This article was originally published on Towards Data Science on August 13th, 2020.

A couple of folks from contacted me a few days back to introduce their service — a completely no-code machine learning automation tool. I was a bit skeptical at first, as I always am with supposedly fully-automated solutions, but I decided to give it a try. I’ll share my thoughts in this article, and discuss if service is worth the try.

I find it somewhat difficult to watch tools like this one automate machine learning, and decrease the need for machine learning engineers in small and medium-sized companies. The reasons are many, but the biggest is that the purpose of machine learning was to automate other professions, but we’ve managed to automate machine learning with machine learning. Good job.

It’s not entirely a bad thing, as we can now focus on more important things, instead of fitting algorithm after algorithm, with the aim of squeezing that additional 0.15% accuracy.

So, what is Obviously AI?

Hero section on their home page explains it pretty well:

The total process of building ML algorithms, explaining results, and predicting outcomes in one single click.

After playing around with it for a bit, I must say that it delivers. So, what’s the catch? Good question. We are accustomed to quite pricy solutions in this day and age, and ObviouslyAI is not an exception. It has a more than decent free plan, limited to CSV files only with no more than 50,000 rows. That’s more than enough for basic exploration.

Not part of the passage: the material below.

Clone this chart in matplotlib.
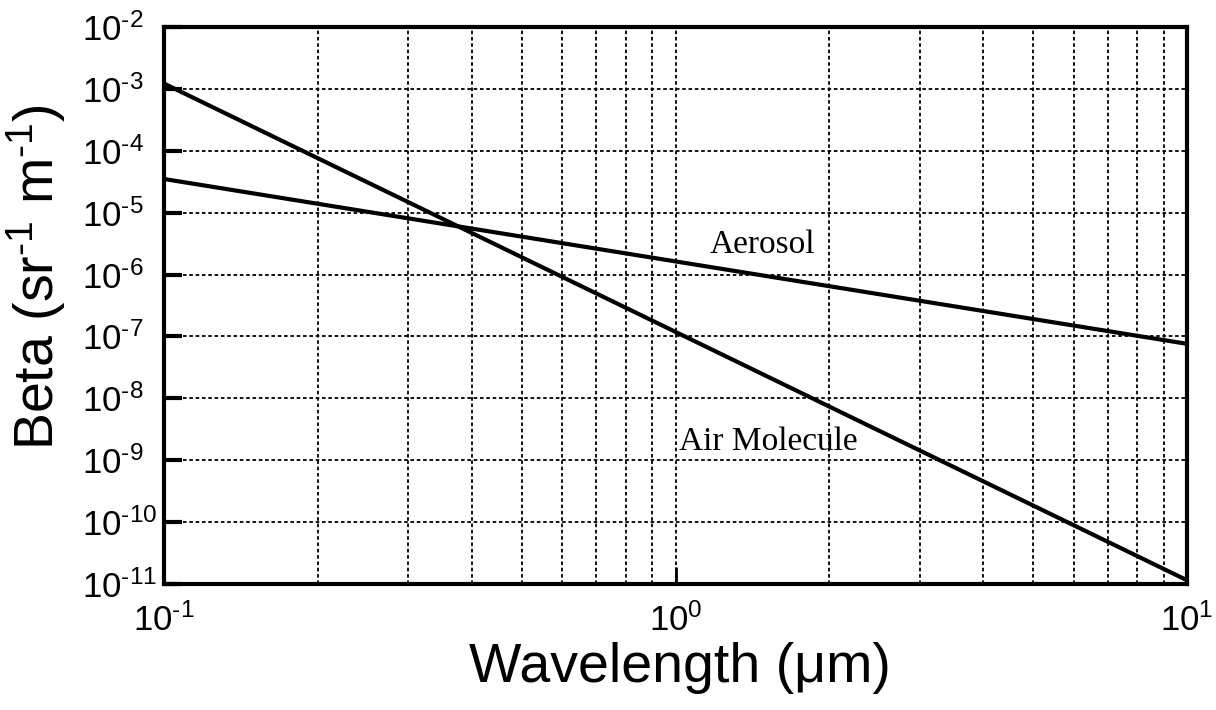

I’m on the Free plan currently, and it’s more than enough for my needs. We’ll now go through a concrete example of training a machine learning model with this service, and you’ll see how stupidly easy the entire thing is.

Before we start, I want to make a quick disclaimer. Even though folks at ObviouslyAI asked me to review their service, I am in no way affiliated with them, nor will I try to convince you to switch to a paid account. Everything I say is based purely on the Free version.

Registration and setup

It was at this step that the first strange thing happened. I’ve gone ahead and opened the Signup page, and was prompted to enter an email. What was strange is that my personal Gmail account wasn’t eligible for registration.

A business email account is a must.

I have a business email account from my company, so that wasn’t an issue, but might be a dealbreaker for some of you. I can’t verify if the same thing happens for other email providers, but Gmail doesn’t work at this point in time. Strange.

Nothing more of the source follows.